“ ... stand up and raise your heads ... ” Luke 21:28

I’m a pastor so I’m always thinking about the next Sunday. Already this week we’re looking at the first Sunday in Advent. “Advent” means something is approaching; something is about to show up — God’s next new thing.

In the Church the season of Advent climaxes with the arrival of Baby Jesus at Christmas. This yearly story tells us that God shows up in ways that seem strange to us. During Advent we think about things coming at us in our lives and in our world. Some are expected (old age, retirement), some not (pregnancy, injury). Some are welcome and some aren’t but ready or not, here they come, so “get ready” is the theme of Advent.

The arrival of God’s new thing should be good news. Yet often in the Bible when God’s messengers (angels) announce the arrival of God’s new thing, people go all pale and look for somewhere to hide. The angel’s first words are usually “fear not!” (Modern translation: “Chill dude, it’s gonna be ok.”) God’s new thing is often so contrary to our way of thinking that it scares the sauce right out of us.

Recently the forecasts about Earth’s climate changing, seas rising, masses migrating, species extincting (did I write “extincting?!”) have been scaring the sauce out of me. I used to feel ready for anything, but what does baby Jesus have in common with intensifying hurricanes, wildfires and floods? What “good news” could there possibly be in any of this?

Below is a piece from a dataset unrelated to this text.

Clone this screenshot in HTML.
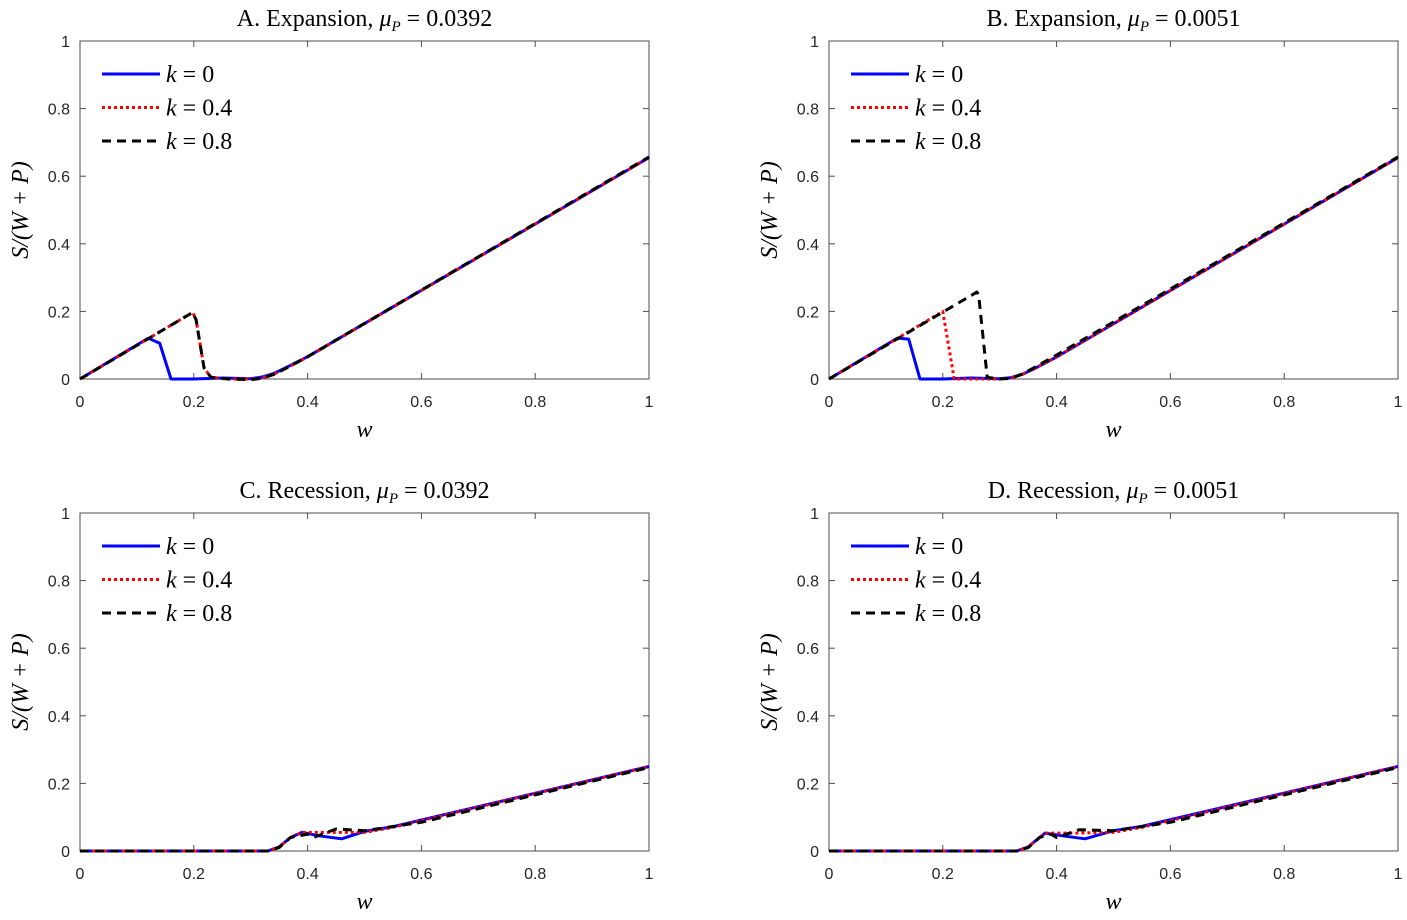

John F. Kennedy once said, “The Chinese use two brush strokes to write the word ‘crisis.’ One brush stroke stands for danger; the other for opportunity.” He was mistaken about the Chinese word, but his thought was a good one. The very worst effects of the approaching ecological disaster are still only approaching. This means the world still has an opportunity to learn and work together to create a more sustainable and more livable future.

The natural world will survive rapid climate change. Ecosystems will eventually recover and evolution would continue in the absence of human beings. But how sad for us! The opportunity before us is to act to preserve ourselves, by shifting to better ways of fueling and organizing Earth’s human community. We must learn to live more harmoniously with nature, and more justly with one another.

The Eau Claire City Council just voted to urge Congress to adopt a national policy of “carbon fee and dividend.” This would drive up the cost of fossil fuels including gasoline and heating fuel, but the costs would be offset by dividends paid to those who can least afford those rising prices. This is a market-based way to shift production of fuels toward more sustainable sources. It’s gaining bipartisan support as a recognized “win-win” solution to both economic and environmental challenges. Lutherans have a slogan: “God’s work; our hands.” As human beings we participate in the arrival of God’s new thing.

As changes to Earth’s climate accumulate and environmental crises deepen, more people are seeing not only the wisdom, but also the necessity of working together across political and national divides. Successfully addressing climate change caused by overuse of fossil fuels will require everyone’s participation. Shifting to sustainable energy sources will stimulate economies and create jobs. Are we on the verge of an international social, economic and spiritual revolution? Could this be the approach of “God’s new thing?”

Something is happening worldwide that is not dependent upon leaders of governments. The tumult caused by rapid change is frightening. Yet it can lead to the most hopeful opportunity the world has seen in a long, long time. Jesus’ words, “stand up and raise your heads” means don’t give in to fear or despair. If we don’t lose faith, one of the most hopeful seasons in human history may be just around the corner.

The Rev. Dean W. Simpson is a pastor at Grace Lutheran Church, Eau Claire.